Hugh Trevor-Roper

Historian | 1914 - 2003

Renowned historian whose reputation suffered in the Hitler diaries controversy

Battling the left-wing historians of the 1950s and 60s, Hugh Trevor-Roper, who died on January 26, 2003, used his eloquence, wit and keen sense of irony to throw open the doors of stuffy academic history to a bright new world.

A near polymath in his grasp of the ebb and flow of history, its cadences and aberrations, Mr Trevor-Roper deliberately employed the more democratic essay form to cover an astonishing variety of historical subject matter in books, newspapers and magazines.

But behind his engaging style lay a serious philosophical attempt to undermine the Marxist schools of historical thought that reduced historical analysis to dry issues of class and economics.
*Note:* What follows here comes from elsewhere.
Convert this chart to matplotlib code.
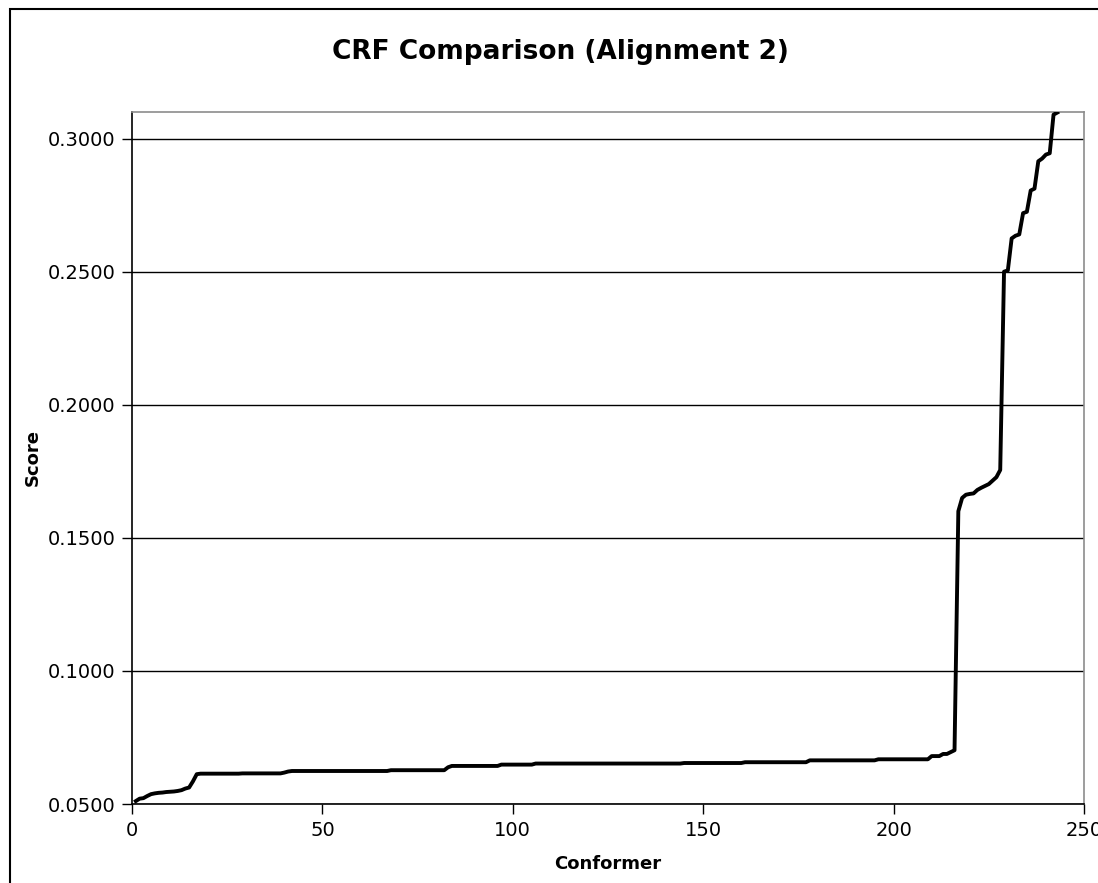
import matplotlib
matplotlib.use("Agg")
import matplotlib.pyplot as plt
from matplotlib.patches import Rectangle
from matplotlib.ticker import FormatStrFormatter, MultipleLocator

# CRF scores per conformer, sorted ascending (conformers 1..243)
scores = [
    0.0511, 0.0520, 0.0522, 0.0530, 0.0537, 0.0540, 0.0542, 0.0543, 0.0545, 0.0546,
    0.0547, 0.0549, 0.0552, 0.0558, 0.0562, 0.0585, 0.0612, 0.0614, 0.0614, 0.0614,
    0.0614, 0.0614, 0.0614, 0.0614, 0.0614, 0.0614, 0.0614, 0.0614, 0.0615, 0.0615,
    0.0615, 0.0615, 0.0615, 0.0615, 0.0615, 0.0615, 0.0615, 0.0615, 0.0615, 0.0618,
    0.0622, 0.0624, 0.0624, 0.0624, 0.0624, 0.0624, 0.0624, 0.0624, 0.0624, 0.0624,
    0.0624, 0.0624, 0.0624, 0.0624, 0.0624, 0.0624, 0.0624, 0.0624, 0.0624, 0.0624,
    0.0624, 0.0624, 0.0624, 0.0624, 0.0624, 0.0624, 0.0624, 0.0627, 0.0627, 0.0627,
    0.0627, 0.0627, 0.0627, 0.0627, 0.0627, 0.0627, 0.0627, 0.0627, 0.0627, 0.0627,
    0.0627, 0.0627, 0.0638, 0.0643, 0.0643, 0.0643, 0.0643, 0.0643, 0.0643, 0.0643,
    0.0643, 0.0643, 0.0643, 0.0643, 0.0643, 0.0643, 0.0648, 0.0648, 0.0648, 0.0648,
    0.0648, 0.0648, 0.0648, 0.0648, 0.0648, 0.0652, 0.0652, 0.0652, 0.0652, 0.0652,
    0.0652, 0.0652, 0.0652, 0.0652, 0.0652, 0.0652, 0.0652, 0.0652, 0.0652, 0.0652,
    0.0652, 0.0652, 0.0652, 0.0652, 0.0652, 0.0652, 0.0652, 0.0652, 0.0652, 0.0652,
    0.0652, 0.0652, 0.0652, 0.0652, 0.0652, 0.0652, 0.0652, 0.0652, 0.0652, 0.0652,
    0.0652, 0.0652, 0.0652, 0.0652, 0.0654, 0.0654, 0.0654, 0.0654, 0.0654, 0.0654,
    0.0654, 0.0654, 0.0654, 0.0654, 0.0654, 0.0654, 0.0654, 0.0654, 0.0654, 0.0654,
    0.0657, 0.0657, 0.0657, 0.0657, 0.0657, 0.0657, 0.0657, 0.0657, 0.0657, 0.0657,
    0.0657, 0.0657, 0.0657, 0.0657, 0.0657, 0.0657, 0.0657, 0.0664, 0.0664, 0.0664,
    0.0664, 0.0664, 0.0664, 0.0664, 0.0664, 0.0664, 0.0664, 0.0664, 0.0664, 0.0664,
    0.0664, 0.0664, 0.0664, 0.0664, 0.0664, 0.0668, 0.0668, 0.0668, 0.0668, 0.0668,
    0.0668, 0.0668, 0.0668, 0.0668, 0.0668, 0.0668, 0.0668, 0.0668, 0.0668, 0.0680,
    0.0680, 0.0680, 0.0688, 0.0688, 0.0695, 0.0702, 0.1600, 0.1650, 0.1662, 0.1665,
    0.1667, 0.1680, 0.1688, 0.1695, 0.1702, 0.1715, 0.1728, 0.1755, 0.2500, 0.2505,
    0.2625, 0.2635, 0.2640, 0.2720, 0.2725, 0.2805, 0.2812, 0.2915, 0.2925, 0.2940,
    0.2945, 0.3090, 0.3098,
]
conformers = list(range(1, len(scores) + 1))

title = "CRF Comparison (Alignment 2)"
x_label = "Conformer"
y_label = "Score"

W, H, DPI = 1098, 883, 100
fig = plt.figure(figsize=(W / DPI, H / DPI), dpi=DPI)
plt.rcParams["font.family"] = ["DejaVu Sans"]

# Chart frame (extends beyond the right and bottom of the canvas)
fig.patches.append(Rectangle((10 / W, -0.05), 1.2, 1 - 9 / H + 0.05,
                             transform=fig.transFigure, fill=False,
                             edgecolor="black", linewidth=1.5, clip_on=False))

left, right, top, bottom = 132, 1084, 112, 804
ax = fig.add_axes([left / W, 1 - bottom / H, (right - left) / W, (bottom - top) / H])

ax.plot(conformers, scores, color="black", linewidth=2.8, solid_joinstyle="round",
        zorder=3)

ax.set_xlim(0, 250)
ax.set_ylim(0.05, 0.31)
ax.xaxis.set_major_locator(MultipleLocator(50))
ax.yaxis.set_major_locator(MultipleLocator(0.05))
ax.yaxis.set_major_formatter(FormatStrFormatter("%.4f"))
ax.grid(axis="y", color="black", linewidth=1.0)
ax.set_axisbelow(True)

for side in ("top", "right"):
    ax.spines[side].set_color("#8c8c8c")
    ax.spines[side].set_linewidth(1.2)
for side in ("left", "bottom"):
    ax.spines[side].set_color("black")
    ax.spines[side].set_linewidth(1.2)

ax.tick_params(axis="both", direction="out", length=7, width=1.0, labelsize=14,
               color="black", pad=5)

ax.set_xlabel(x_label, fontsize=13, fontweight="bold")
ax.xaxis.set_label_coords((608 - left) / (right - left), -(864 - bottom) / (bottom - top))
ax.set_ylabel(y_label, fontsize=13, fontweight="bold")
ax.yaxis.set_label_coords(-(left - 33) / (right - left), 0.5)
ax.yaxis.label.set_va("center")
ax.xaxis.label.set_va("center")

fig.text(560 / W, 1 - 52 / H, title, ha="center", va="center",
         fontsize=19, fontweight="bold")

fig.savefig("out.png", dpi=DPI)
So it was all the more surprising that, having spent almost 40 years refining a mixture of popular polemic and profound analysis, Mr Trevor-Roper should have thought that a 60-volume diary penned by a fraudster was in fact the work of the Fuhrer himself.

Hugh Redwald Trevor-Roper was born on January 15, 1914 in Glanton, Northumberland, and at Christ Church College , Oxford , he initially read classics before changing to history and completing his first book “Archbishop Laud” by the outbreak of World War 2.

Working in the radio security and intelligence services during the war, Trevor-Roper became an authority on the inner workings of the German war machine, and in the aftermath of Hitler’s downfall, the British Government commissioned him to investigate the Fuhrer’s death, from which he produced the book that made his name, “The Last Days of Hitler” in 1947.

This proved to be his one work of distinctive length, but it was for the sheer breadth of his historical analysis that Mr Trevor-Roper garnered the most plaudits. His 50-year academic career spanned seamlessly between medieval Christian Europe, cold war Soviet double agents, a devastating exposé of the Victorian Sinologist, Sir Edmund Backhouse and pre-civil war England to name but a few of his subjects.

On the latter, in the early 1950s, Mr Trevor-Roper penned a refreshing antithesis to Lawrence Stone’s Marxist interpretation of the war, arguing that the English gentry had been in decline before the conflict and thus sowing the seeds of academic debate that bore fruit for many years to come.

In 1957, Mr Trevor-Roper published “Historical Essays” and became Oxford Regius professor of modern history, providing him with a mandate for his manifesto of wide-ranging history that engaged people, moved back and forth between past and present and different historical eras to find similarities and distinctions - an historical philosophy borne of Mr Trevor-Roper’s sweeping intellectual curiosity.

He continued to broaden his own horizons, offering an alternative perspective to AJP Taylor’s “The Origins of the Second World War” in 1959, writing anonymous mischievous accounts of Oxford life for The Spectator , numerous reviews and articles for newspapers and appearing on television.

In the late 60s, his output was prodigious, using the essay form to span a dizzying breadth of history, publishing “The Reformation and Social Change” in 1967; “The Philby Affair” in 1968, documenting the fall of his one-time friend, Soviet double agent, K im Philby; “The European Witch-Craze of the 17th Century” and “The Plunder of the Arts in the 17th Century” in 1970.

Having cast his eye so authoritatively over a broad sweep of history, he besmirched his standing on familiar ground when in 1983 he declared that the Hitler diaries, for which The Sunday Times had paid a fortune to serialise, were the real thing, only to retract his statement two weeks later.

That Mr Trevor-Roper was a director of The Times during the debacle only muddied the waters further, but when in 1987 he retired from Peterhouse, Cambridge , of which he had been master since 1980, he had recovered sufficiently to write two new essay collections on the renaissance and 17th century religion, and one more followed in 1992.

Mr Trevor-Roper married Lady Alexandra Henrietta Louisa Howard-Johnston, eldest daughter of Field Marshal Haig, in 1954, and took on her three children from a previous marriage.

In 1979, he was made a Conservative life peer, adopting the title Baron Dacre of Glanton, and when in the 90s, he moved to Didcot, it was for its proximity to Oxford and London , where he would often attend debates at the House of Lords.

Throughout his career, Mr Trevor-Roper sought to assuage the leftist interpretation of history as an inevitable sequence of class-based events, challenging such ideas in breadth and in detail with a form of writing that opened historical debate up to a new, public audience.

Popular but never populist, Mr Trevor-Roper himself came to the conclusion that, in fact, “pure farce” was a more important element in history than economics.